For most parents, ensuring their child gets enough sleep is a concern that carries on throughout the first two years. While this was the biggest concern for almost two thirds of parents (62%) during their baby's first year, almost half (45%) reported this was still the biggest concern when their child was in their second year.

For parents of toddlers (38%) and pre-schoolers (41%), experiencing and managing behavioural challenges with their child is a key concern. Behavioural issues in children such as biting, hitting, scratching, arguments or tantrums, are a real worry for parents.

Whether their child is reaching their milestones is a concern for parents at all stages of their development, from babies (38%), to toddlers (36%) and pre-schoolers (35%).


Question: Why do you think a third of Australians are reluctant to seek advice about their child's behaviour and development?

Dianne Zalitis: 1 in 3 Australian parents are reluctant to seek advice about their child's behaviour and development for fear of being judged or seen as a failure.


Question: Why is it important that parents don't compare their children, with others?

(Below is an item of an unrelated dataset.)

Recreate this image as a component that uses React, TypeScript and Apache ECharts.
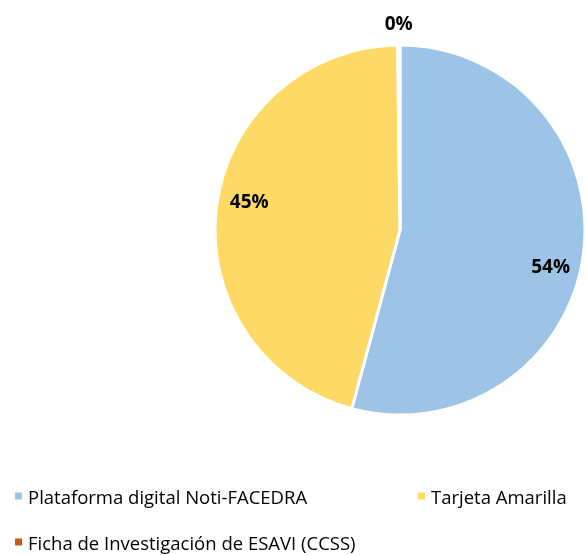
import React, { useEffect, useRef } from "react";
import * as echarts from "echarts";

const categories = [
  "Plataforma digital Noti-FACEDRA",
  "Tarjeta Amarilla",
  "Ficha de Investigación de ESAVI (CCSS)",
];
const values = [54.2, 45.6, 0.2];
const labels = ["54%", "45%", "0%"];
const colors = ["#9DC3E6", "#FFD966", "#C55A11"];

export default function App() {
  const ref = useRef<HTMLDivElement>(null);
  useEffect(() => {
    const chart = echarts.init(ref.current!, undefined, { renderer: "svg" });
    const font = "'Open Sans', 'Noto Sans', sans-serif";
    const baseData = categories.map((name, i) => ({
      name,
      value: values[i],
      itemStyle: { color: colors[i] },
    }));
    const labelOffsets = [[0, 16], [0, -10], [0, 0]];
    const legendText = {
      fontSize: 18.5,
      color: "#000",
      fontFamily: font,
      lineHeight: 20,
    };
    chart.setOption({
      animation: false,
      legend: [
        {
          data: [categories[0]],
          left: 8,
          top: 484,
          itemWidth: 9,
          itemHeight: 9,
          icon: "rect",
          padding: [2, 5],
          textStyle: legendText,
        },
        {
          data: [categories[1]],
          left: 411,
          top: 484,
          itemWidth: 9,
          itemHeight: 9,
          icon: "rect",
          padding: [2, 5],
          textStyle: legendText,
        },
        {
          data: [categories[2]],
          left: 8,
          top: 530,
          itemWidth: 9,
          itemHeight: 9,
          icon: "rect",
          padding: [2, 5],
          textStyle: legendText,
        },
      ],
      series: [
        {
          type: "pie",
          center: [400, 230],
          radius: [0, 185],
          startAngle: 90,
          clockwise: true,
          label: { show: false },
          labelLine: { show: false },
          itemStyle: { borderColor: "#fff", borderWidth: 3 },
          data: baseData,
        },
        {
          type: "pie",
          center: [400, 230],
          radius: [113, 185],
          startAngle: 90,
          clockwise: true,
          silent: true,
          legendHoverLink: false,
          labelLine: { show: false },
          itemStyle: { color: "transparent" },
          label: {
            show: true,
            position: "inside",
            fontSize: 19,
            fontWeight: "bold",
            color: "#000",
            fontFamily: font,
          },
          data: categories.map((name, i) => ({
            name,
            value: values[i],
            itemStyle: { color: "transparent" },
            label: {
              show: i < 2,
              formatter: labels[i],
              offset: labelOffsets[i],
            },
          })),
        },
        {
          type: "pie",
          center: [400, 230],
          radius: [188, 220],
          startAngle: 90,
          clockwise: true,
          silent: true,
          legendHoverLink: false,
          labelLine: { show: false },
          itemStyle: { color: "transparent" },
          label: {
            show: true,
            position: "inside",
            fontSize: 19,
            fontWeight: "bold",
            color: "#000",
            fontFamily: font,
          },
          data: categories.map((name, i) => ({
            name,
            value: values[i],
            itemStyle: { color: "transparent" },
            label: { show: i === 2, formatter: labels[i] },
          })),
        },
      ],
    });
    return () => chart.dispose();
  }, []);
  return (
    <div
      ref={ref}
      style={{ position: "fixed", left: 0, top: 0, width: 586, height: 555 }}
    />
  );
}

Dianne Zalitis: It's important to remember that all children are different and will develop skills and reach their milestones at different times. This is normal. If a child hasn't reached every milestone, they might just need a bit more time.

Speaking to a health professional can help provide parents with reassurance about what is typical for a child at various stages of their development, or when it might be appropriate to act on concerns.


Question: Why is it best that Australians seek advice from healthcare professionals rather than their friends and family?

Dianne Zalitis: Our survey showed that Australian parents will often turn to friends and family about their child's behaviour and development, before they seek advice from healthcare professionals. While friends and family are an invaluable source of support for parents, they may not always have the most up-to-date and accurate information to answer the many questions and challenges people face.

With Pregnancy, Birth and Baby, parents can be reassured that they are getting the latest, qualified information from expert maternal child health nurses, 7 days a week.